● **Directions for this task**:
Transcribe the listing that follows in full, omitting pictures.

— Begin —

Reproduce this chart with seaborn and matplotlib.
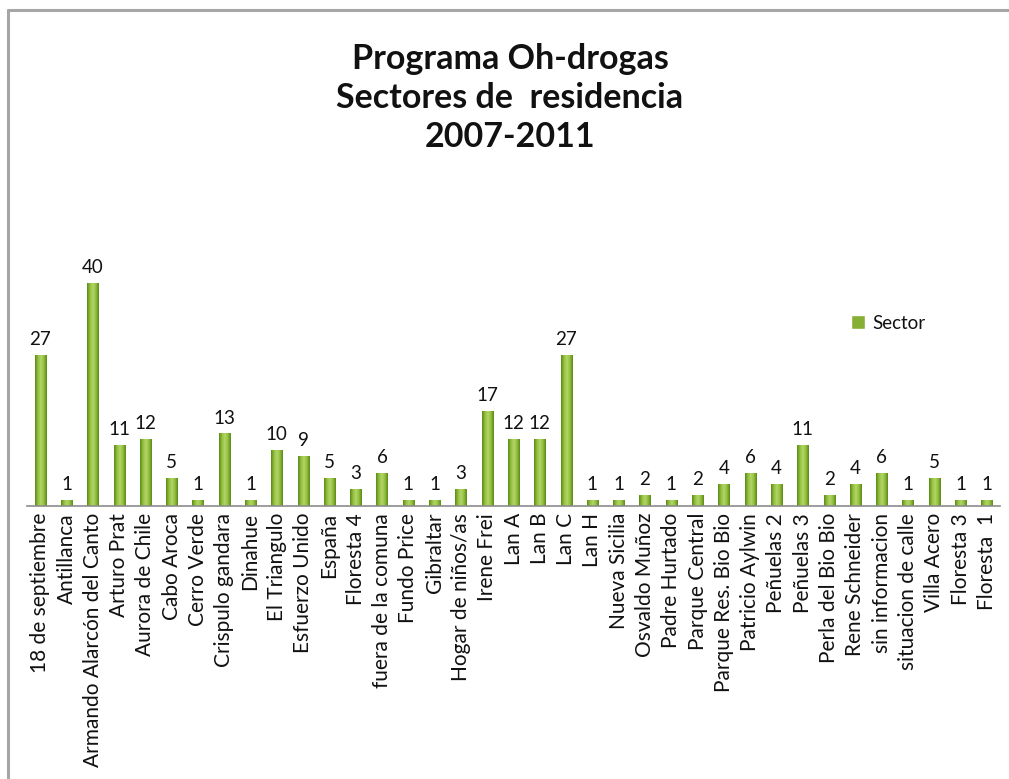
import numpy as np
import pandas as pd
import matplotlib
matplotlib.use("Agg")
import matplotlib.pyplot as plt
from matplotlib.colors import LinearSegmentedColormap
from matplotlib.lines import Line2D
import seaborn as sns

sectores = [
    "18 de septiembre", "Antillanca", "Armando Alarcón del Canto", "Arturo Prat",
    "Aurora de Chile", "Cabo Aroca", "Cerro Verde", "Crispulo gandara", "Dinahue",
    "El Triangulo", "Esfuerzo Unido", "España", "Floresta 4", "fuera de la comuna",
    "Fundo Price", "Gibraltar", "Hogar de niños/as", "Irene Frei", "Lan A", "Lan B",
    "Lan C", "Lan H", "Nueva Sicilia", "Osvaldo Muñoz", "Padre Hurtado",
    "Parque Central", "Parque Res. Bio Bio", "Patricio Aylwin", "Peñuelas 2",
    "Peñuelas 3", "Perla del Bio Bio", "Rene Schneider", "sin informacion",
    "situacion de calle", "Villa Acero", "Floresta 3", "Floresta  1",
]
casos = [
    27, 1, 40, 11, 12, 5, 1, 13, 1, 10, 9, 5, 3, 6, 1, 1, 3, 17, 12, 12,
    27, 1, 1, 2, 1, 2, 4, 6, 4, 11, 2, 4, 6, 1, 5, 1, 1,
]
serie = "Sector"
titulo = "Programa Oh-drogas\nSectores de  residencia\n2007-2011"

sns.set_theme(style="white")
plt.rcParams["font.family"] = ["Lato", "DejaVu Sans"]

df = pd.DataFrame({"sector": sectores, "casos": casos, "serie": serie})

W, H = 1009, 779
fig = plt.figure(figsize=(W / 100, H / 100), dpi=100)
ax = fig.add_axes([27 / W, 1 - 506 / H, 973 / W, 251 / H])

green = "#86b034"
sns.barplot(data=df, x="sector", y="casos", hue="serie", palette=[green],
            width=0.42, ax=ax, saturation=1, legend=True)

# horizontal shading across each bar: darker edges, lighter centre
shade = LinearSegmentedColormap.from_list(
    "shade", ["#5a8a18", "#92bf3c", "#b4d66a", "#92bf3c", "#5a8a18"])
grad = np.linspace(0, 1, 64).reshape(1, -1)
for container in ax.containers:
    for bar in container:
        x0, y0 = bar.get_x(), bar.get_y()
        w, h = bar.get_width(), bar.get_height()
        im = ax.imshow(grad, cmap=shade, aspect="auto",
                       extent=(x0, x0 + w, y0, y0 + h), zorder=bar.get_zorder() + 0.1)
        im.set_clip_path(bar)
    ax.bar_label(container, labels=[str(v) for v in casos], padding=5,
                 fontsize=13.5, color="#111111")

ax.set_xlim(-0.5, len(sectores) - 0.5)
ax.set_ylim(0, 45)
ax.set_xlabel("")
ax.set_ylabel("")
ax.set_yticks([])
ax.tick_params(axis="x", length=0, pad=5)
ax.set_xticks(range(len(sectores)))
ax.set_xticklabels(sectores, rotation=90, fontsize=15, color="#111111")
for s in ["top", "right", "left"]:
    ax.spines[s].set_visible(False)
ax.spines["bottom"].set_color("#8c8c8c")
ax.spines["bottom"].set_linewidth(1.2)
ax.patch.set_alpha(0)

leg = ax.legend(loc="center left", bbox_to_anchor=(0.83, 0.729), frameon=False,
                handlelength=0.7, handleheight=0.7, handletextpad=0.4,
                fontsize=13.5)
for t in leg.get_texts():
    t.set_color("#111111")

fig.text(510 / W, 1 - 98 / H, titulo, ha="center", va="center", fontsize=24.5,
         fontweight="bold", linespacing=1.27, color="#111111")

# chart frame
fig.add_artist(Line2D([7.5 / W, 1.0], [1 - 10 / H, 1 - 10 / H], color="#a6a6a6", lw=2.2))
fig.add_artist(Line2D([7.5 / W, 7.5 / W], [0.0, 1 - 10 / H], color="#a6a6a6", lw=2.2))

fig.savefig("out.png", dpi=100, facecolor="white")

— End —

● **Answer to the problem**:
Reproduce this chart with seaborn and matplotlib.
import numpy as np
import pandas as pd
import matplotlib
matplotlib.use("Agg")
import matplotlib.pyplot as plt
from matplotlib.colors import LinearSegmentedColormap
from matplotlib.lines import Line2D
import seaborn as sns

sectores = [
    "18 de septiembre", "Antillanca", "Armando Alarcón del Canto", "Arturo Prat",
    "Aurora de Chile", "Cabo Aroca", "Cerro Verde", "Crispulo gandara", "Dinahue",
    "El Triangulo", "Esfuerzo Unido", "España", "Floresta 4", "fuera de la comuna",
    "Fundo Price", "Gibraltar", "Hogar de niños/as", "Irene Frei", "Lan A", "Lan B",
    "Lan C", "Lan H", "Nueva Sicilia", "Osvaldo Muñoz", "Padre Hurtado",
    "Parque Central", "Parque Res. Bio Bio", "Patricio Aylwin", "Peñuelas 2",
    "Peñuelas 3", "Perla del Bio Bio", "Rene Schneider", "sin informacion",
    "situacion de calle", "Villa Acero", "Floresta 3", "Floresta  1",
]
casos = [
    27, 1, 40, 11, 12, 5, 1, 13, 1, 10, 9, 5, 3, 6, 1, 1, 3, 17, 12, 12,
    27, 1, 1, 2, 1, 2, 4, 6, 4, 11, 2, 4, 6, 1, 5, 1, 1,
]
serie = "Sector"
titulo = "Programa Oh-drogas\nSectores de  residencia\n2007-2011"

sns.set_theme(style="white")
plt.rcParams["font.family"] = ["Lato", "DejaVu Sans"]

df = pd.DataFrame({"sector": sectores, "casos": casos, "serie": serie})

W, H = 1009, 779
fig = plt.figure(figsize=(W / 100, H / 100), dpi=100)
ax = fig.add_axes([27 / W, 1 - 506 / H, 973 / W, 251 / H])

green = "#86b034"
sns.barplot(data=df, x="sector", y="casos", hue="serie", palette=[green],
            width=0.42, ax=ax, saturation=1, legend=True)

# horizontal shading across each bar: darker edges, lighter centre
shade = LinearSegmentedColormap.from_list(
    "shade", ["#5a8a18", "#92bf3c", "#b4d66a", "#92bf3c", "#5a8a18"])
grad = np.linspace(0, 1, 64).reshape(1, -1)
for container in ax.containers:
    for bar in container:
        x0, y0 = bar.get_x(), bar.get_y()
        w, h = bar.get_width(), bar.get_height()
        im = ax.imshow(grad, cmap=shade, aspect="auto",
                       extent=(x0, x0 + w, y0, y0 + h), zorder=bar.get_zorder() + 0.1)
        im.set_clip_path(bar)
    ax.bar_label(container, labels=[str(v) for v in casos], padding=5,
                 fontsize=13.5, color="#111111")

ax.set_xlim(-0.5, len(sectores) - 0.5)
ax.set_ylim(0, 45)
ax.set_xlabel("")
ax.set_ylabel("")
ax.set_yticks([])
ax.tick_params(axis="x", length=0, pad=5)
ax.set_xticks(range(len(sectores)))
ax.set_xticklabels(sectores, rotation=90, fontsize=15, color="#111111")
for s in ["top", "right", "left"]:
    ax.spines[s].set_visible(False)
ax.spines["bottom"].set_color("#8c8c8c")
ax.spines["bottom"].set_linewidth(1.2)
ax.patch.set_alpha(0)

leg = ax.legend(loc="center left", bbox_to_anchor=(0.83, 0.729), frameon=False,
                handlelength=0.7, handleheight=0.7, handletextpad=0.4,
                fontsize=13.5)
for t in leg.get_texts():
    t.set_color("#111111")

fig.text(510 / W, 1 - 98 / H, titulo, ha="center", va="center", fontsize=24.5,
         fontweight="bold", linespacing=1.27, color="#111111")

# chart frame
fig.add_artist(Line2D([7.5 / W, 1.0], [1 - 10 / H, 1 - 10 / H], color="#a6a6a6", lw=2.2))
fig.add_artist(Line2D([7.5 / W, 7.5 / W], [0.0, 1 - 10 / H], color="#a6a6a6", lw=2.2))

fig.savefig("out.png", dpi=100, facecolor="white")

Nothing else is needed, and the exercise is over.